Throughout these two decades, Paragon has evolved and diversified continuously into a range of markets, as Director Orelowitz explains: “Initially the Company was known for its daring commercial office designs which have done much to define the Sandton skyline but over the last few years, we have expanded our portfolio to include residential, retail, industrial and hotel and leisure work.
“We deliver design, project documentation, and contract administration services across a range of project types,” he continues. “In addition, our property finance, risk assessment and management background extends our range of client services beyond that of the conventional architectural practice.”

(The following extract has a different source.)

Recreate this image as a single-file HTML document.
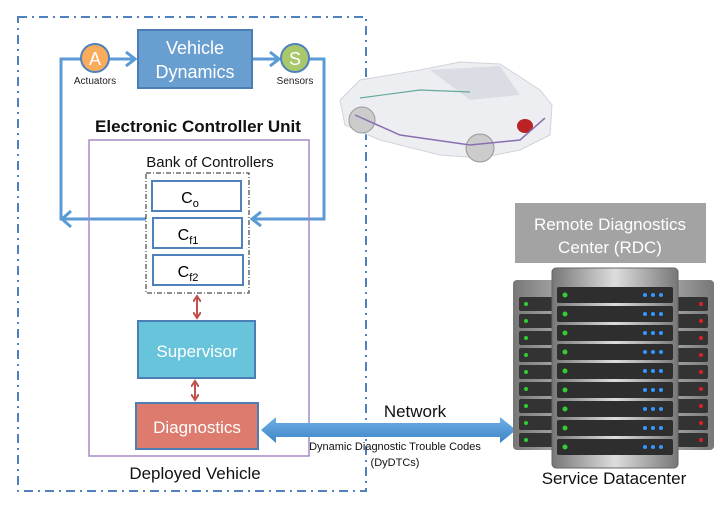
<!DOCTYPE html>
<html><head><meta charset="utf-8"><style>
body{margin:0;background:#fff}
svg{display:block}
text{font-family:"Liberation Sans","DejaVu Sans",sans-serif}
</style></head><body>
<svg width="725" height="506" viewBox="0 0 725 506" xmlns="http://www.w3.org/2000/svg">
<defs>
<marker id="ah" markerWidth="12" markerHeight="16" refX="10" refY="8" orient="auto" markerUnits="userSpaceOnUse"><path d="M1,1 L10,8 L1,15" fill="none" stroke="#5b9bd5" stroke-width="3"/></marker>
<marker id="rh" markerWidth="8" markerHeight="8" refX="6" refY="4" orient="auto-start-reverse" markerUnits="userSpaceOnUse"><path d="M0,0 L6,4 L0,8" fill="none" stroke="#c0504d" stroke-width="2"/></marker>
<linearGradient id="rack" x1="0" x2="1"><stop offset="0" stop-color="#777"/><stop offset="0.5" stop-color="#ddd"/><stop offset="1" stop-color="#777"/></linearGradient>
<linearGradient id="net" x1="0" y1="0" x2="0" y2="1"><stop offset="0" stop-color="#6fb0e6"/><stop offset="1" stop-color="#3d85c6"/></linearGradient>
</defs>
<rect x="18" y="17" width="348" height="474" fill="none" stroke="#4f81bd" stroke-width="2" stroke-dasharray="9,5,2,5"/>
<g>
<path d="M340,100 L360,80 L420,70 L460,62 L500,64 L540,90 L552,105 L550,135 L520,150 L480,158 L440,155 L380,140 L345,125 Z" fill="#eceef1" stroke="#d0d4da"/>
<path d="M430,70 L500,66 L520,95 L470,100 Z" fill="#dadee4"/>
<circle cx="362" cy="120" r="13" fill="#ccc" stroke="#999"/>
<circle cx="480" cy="148" r="14" fill="#ccc" stroke="#999"/>
<ellipse cx="525" cy="126" rx="8" ry="7" fill="#b22"/>
<path d="M355,115 L400,135 L470,145 L520,140 L545,118" fill="none" stroke="#8a6fb0" stroke-width="1.5"/>
<path d="M360,98 L420,90 L470,92" fill="none" stroke="#6a9" stroke-width="1.2"/>
</g>
<path d="M146,219 L61,219 L61,59 L81,59" fill="none" stroke="#5b9bd5" stroke-width="3"/>
<path d="M109,59 L135,59" stroke="#5b9bd5" stroke-width="3" marker-end="url(#ah)"/>
<path d="M252,59 L279,59" stroke="#5b9bd5" stroke-width="3" marker-end="url(#ah)"/>
<path d="M309,59 L324,59 L324,219 L252,219" fill="none" stroke="#5b9bd5" stroke-width="3" marker-end="url(#ah)"/>
<path d="M71,211 L62,219 L71,227" fill="none" stroke="#5b9bd5" stroke-width="3"/>
<circle cx="95" cy="58" r="14" fill="#f9ac5c" stroke="#4f81bd" stroke-width="2"/>
<text x="95" y="65" font-size="18" fill="#fff" text-anchor="middle">A</text>
<text x="95" y="84" font-size="10" fill="#222" text-anchor="middle">Actuators</text>
<rect x="138" y="30" width="114" height="58" fill="#699fd0" stroke="#4a7eb5" stroke-width="2"/>
<text x="195" y="54" font-size="18" fill="#fff" text-anchor="middle">Vehicle</text>
<text x="195" y="78" font-size="18" fill="#fff" text-anchor="middle">Dynamics</text>
<circle cx="295" cy="58" r="14" fill="#a9c86a" stroke="#4f81bd" stroke-width="2"/>
<text x="295" y="65" font-size="18" fill="#fff" text-anchor="middle">S</text>
<text x="295" y="84" font-size="10" fill="#222" text-anchor="middle">Sensors</text>
<text x="198" y="132" font-size="17" font-weight="bold" fill="#111" text-anchor="middle">Electronic Controller Unit</text>
<rect x="89" y="140" width="220" height="316" fill="none" stroke="#a58bc4" stroke-width="1.5"/>
<text x="210" y="167" font-size="15" fill="#111" text-anchor="middle">Bank of Controllers</text>
<rect x="146" y="173" width="103" height="120" fill="none" stroke="#222" stroke-width="1" stroke-dasharray="5,2,1,2"/>
<rect x="152" y="181" width="89" height="30" fill="#fff" stroke="#4f81bd" stroke-width="2"/>
<text x="190" y="203" font-size="16" text-anchor="middle">C<tspan font-size="11" dy="4">o</tspan></text>
<rect x="153" y="218" width="89" height="30" fill="#fff" stroke="#4f81bd" stroke-width="2"/>
<text x="188" y="240" font-size="16" text-anchor="middle">C<tspan font-size="11" dy="4">f1</tspan></text>
<rect x="153" y="255" width="90" height="30" fill="#fff" stroke="#4f81bd" stroke-width="2"/>
<text x="188" y="277" font-size="16" text-anchor="middle">C<tspan font-size="11" dy="4">f2</tspan></text>
<path d="M197,296 L197,318" stroke="#c0504d" stroke-width="2" marker-start="url(#rh)" marker-end="url(#rh)"/>
<rect x="138" y="321" width="117" height="57" fill="#68c4da" stroke="#4a7eb5" stroke-width="2"/>
<text x="197" y="357" font-size="17" fill="#fff" text-anchor="middle">Supervisor</text>
<path d="M195,381 L195,400" stroke="#c0504d" stroke-width="2" marker-start="url(#rh)" marker-end="url(#rh)"/>
<rect x="136" y="403" width="122" height="46" fill="#dc7b6e" stroke="#4a7eb5" stroke-width="2"/>
<text x="197" y="433" font-size="17" fill="#fff" text-anchor="middle">Diagnostics</text>
<text x="195" y="479" font-size="17" fill="#111" text-anchor="middle">Deployed Vehicle</text>
<path d="M261,430 L276,417 L276,423 L500,423 L500,417 L516,430 L500,443 L500,437 L276,437 L276,443 Z" fill="url(#net)"/>
<text x="415" y="417" font-size="17" fill="#111" text-anchor="middle">Network</text>
<text x="395" y="450" font-size="11" fill="#111" text-anchor="middle">Dynamic Diagnostic Trouble Codes</text>
<text x="395" y="466" font-size="11" fill="#111" text-anchor="middle">(DyDTCs)</text>
<rect x="515" y="203" width="191" height="60" fill="#a3a3a3"/>
<text x="610" y="230" font-size="17" fill="#fff" text-anchor="middle">Remote Diagnostics</text>
<text x="610" y="253" font-size="17" fill="#fff" text-anchor="middle">Center (RDC)</text>
<rect x="513" y="280" width="201" height="170" rx="4" fill="url(#rack)"/>
<g fill="#333">
<rect x="519" y="297" width="189" height="14" rx="2"/><rect x="519" y="314" width="189" height="14" rx="2"/><rect x="519" y="331" width="189" height="14" rx="2"/><rect x="519" y="348" width="189" height="14" rx="2"/><rect x="519" y="365" width="189" height="14" rx="2"/><rect x="519" y="382" width="189" height="14" rx="2"/><rect x="519" y="399" width="189" height="14" rx="2"/><rect x="519" y="416" width="189" height="14" rx="2"/><rect x="519" y="433" width="189" height="14" rx="2"/>
</g>
<g fill="#3c3">
<circle cx="526" cy="304" r="2"/><circle cx="526" cy="321" r="2"/><circle cx="526" cy="338" r="2"/><circle cx="526" cy="355" r="2"/><circle cx="526" cy="372" r="2"/><circle cx="526" cy="389" r="2"/><circle cx="526" cy="406" r="2"/><circle cx="526" cy="423" r="2"/><circle cx="526" cy="440" r="2"/>
</g>
<g fill="#d22">
<circle cx="701" cy="304" r="2"/><circle cx="701" cy="321" r="2"/><circle cx="701" cy="338" r="2"/><circle cx="701" cy="355" r="2"/><circle cx="701" cy="372" r="2"/><circle cx="701" cy="389" r="2"/><circle cx="701" cy="406" r="2"/><circle cx="701" cy="423" r="2"/><circle cx="701" cy="440" r="2"/>
</g>
<rect x="552" y="268" width="126" height="200" rx="4" fill="url(#rack)" stroke="#666"/>
<g fill="#2e2e2e">
<rect x="557" y="287" width="116" height="16" rx="2"/><rect x="557" y="306" width="116" height="16" rx="2"/><rect x="557" y="325" width="116" height="16" rx="2"/><rect x="557" y="344" width="116" height="16" rx="2"/><rect x="557" y="363" width="116" height="16" rx="2"/><rect x="557" y="382" width="116" height="16" rx="2"/><rect x="557" y="401" width="116" height="16" rx="2"/><rect x="557" y="420" width="116" height="16" rx="2"/><rect x="557" y="439" width="116" height="16" rx="2"/>
</g>
<g fill="#3c3">
<circle cx="565" cy="295" r="2.5"/><circle cx="565" cy="314" r="2.5"/><circle cx="565" cy="333" r="2.5"/><circle cx="565" cy="352" r="2.5"/><circle cx="565" cy="371" r="2.5"/><circle cx="565" cy="390" r="2.5"/><circle cx="565" cy="409" r="2.5"/><circle cx="565" cy="428" r="2.5"/><circle cx="565" cy="447" r="2.5"/>
</g>
<g fill="#39f">
<circle cx="645" cy="295" r="2"/><circle cx="653" cy="295" r="2"/><circle cx="661" cy="295" r="2"/>
<circle cx="645" cy="314" r="2"/><circle cx="653" cy="314" r="2"/><circle cx="661" cy="314" r="2"/>
<circle cx="645" cy="333" r="2"/><circle cx="653" cy="333" r="2"/><circle cx="661" cy="333" r="2"/>
<circle cx="645" cy="352" r="2"/><circle cx="653" cy="352" r="2"/><circle cx="661" cy="352" r="2"/>
<circle cx="645" cy="371" r="2"/><circle cx="653" cy="371" r="2"/><circle cx="661" cy="371" r="2"/>
<circle cx="645" cy="390" r="2"/><circle cx="653" cy="390" r="2"/><circle cx="661" cy="390" r="2"/>
<circle cx="645" cy="409" r="2"/><circle cx="653" cy="409" r="2"/><circle cx="661" cy="409" r="2"/>
<circle cx="645" cy="428" r="2"/><circle cx="653" cy="428" r="2"/><circle cx="661" cy="428" r="2"/>
<circle cx="645" cy="447" r="2"/><circle cx="653" cy="447" r="2"/><circle cx="661" cy="447" r="2"/>
</g>
<text x="614" y="484" font-size="17" fill="#111" text-anchor="middle">Service Datacenter</text>
</svg>
</body></html>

Providing such a broad range of services, Paragon is able to work with its clients from the briefing and sketch design phases in the very beginning right through until completion and handover of its projects.
Paragon is regularly recognised for its work, renowned for its origins as a firm that handles projects with bold design and an innovative approach.
This year has already seen the Company receiving three awards, firstly with its 140 West Street complex as Best Commercial Development at the SAPOA 2018 Property Development Awards for Innovative Excellence.
Standing with a 10-storey North Tower and a 14-storey South Tower, the Hogan Lovells-occupied building features the latest in sustainable technology such as water harvesting, with a focus on incorporating natural materials and lighting throughout.
Additionally, the Company’s 70,000 square metre Sasol Place project won the Award for Excellence commendation, and its Alice Lane 3 was given the Award of Merit during the SAIA Awards 2018 ceremony held in Pretoria.
Further, Paragon itself was named as both Architectural Firm of the Year and Best Overall Professional Services Firm of the Year during the fourth annual edition of the SA Professional Service Awards (SAPSA) 2018.
“It is heartening for Paragon to be recognised by their peers for their contribution to creating a humanist work place architecture that responds to our climate, social fabric and exploiting the opportunities offered by technology,” Orelowitz states.
South Africa is famed for its architecture. From the pastoral structures of the Xhosa and Zulu era to the colonial buildings of Herbert Baker, Paragon is upholding this reputation by pioneering new age design across South Africa, creating a range of the country’s most iconic buildings consistently to the highest standards.
SECURING LOCAL TALENT
A key reason why Paragon Group is able to repeatedly adhere to such high standards is the competency and professionalism of its staff.
“Staff remain our single biggest investment,” Orelowitz explains.
“Because of the nature of our work, we only hire graduates in architecture or interior architecture. Most of our staff studied locally, with a few from elsewhere in southern Africa and a couple of regional citizens.”
The Company also runs a school education programme in the aim of opening the eyes of local children to the possibilities of architectural design from a young age.
Both educating and hiring the best in young talent throughout South Africa, Paragon then provides its employees with the opportunity to continue their personal development by offering internal training programmes.
Examples of this include the Company’s continuous Revit teaching initiative, an information modelling software application for architects, and its Paragon Peoples Programme, ensuring its staff are able to work with people and their tools.
“There is an emphasis on people skills and how they fit into our families and community. Our staff wellbeing is of enormous importance to us and we put much effort into their happiness with a number of social and entertainment programmes,” Orelowitz adds.
Looking Ahead, Paragon Group intends to continue to push the boundaries of architectural design and act as one of the decisive driving forces behind the transformation of the wider continent’s property industry.
With the South African industry already valued at more than $6 billion and growing, Paragon’s consolidated position means it is well set to capitalise on this prospect moving forward.
“Africa is a difficult place to work with many political and socio-economic challenges, but we find the opportunities inspiring,” Orelowitz concludes.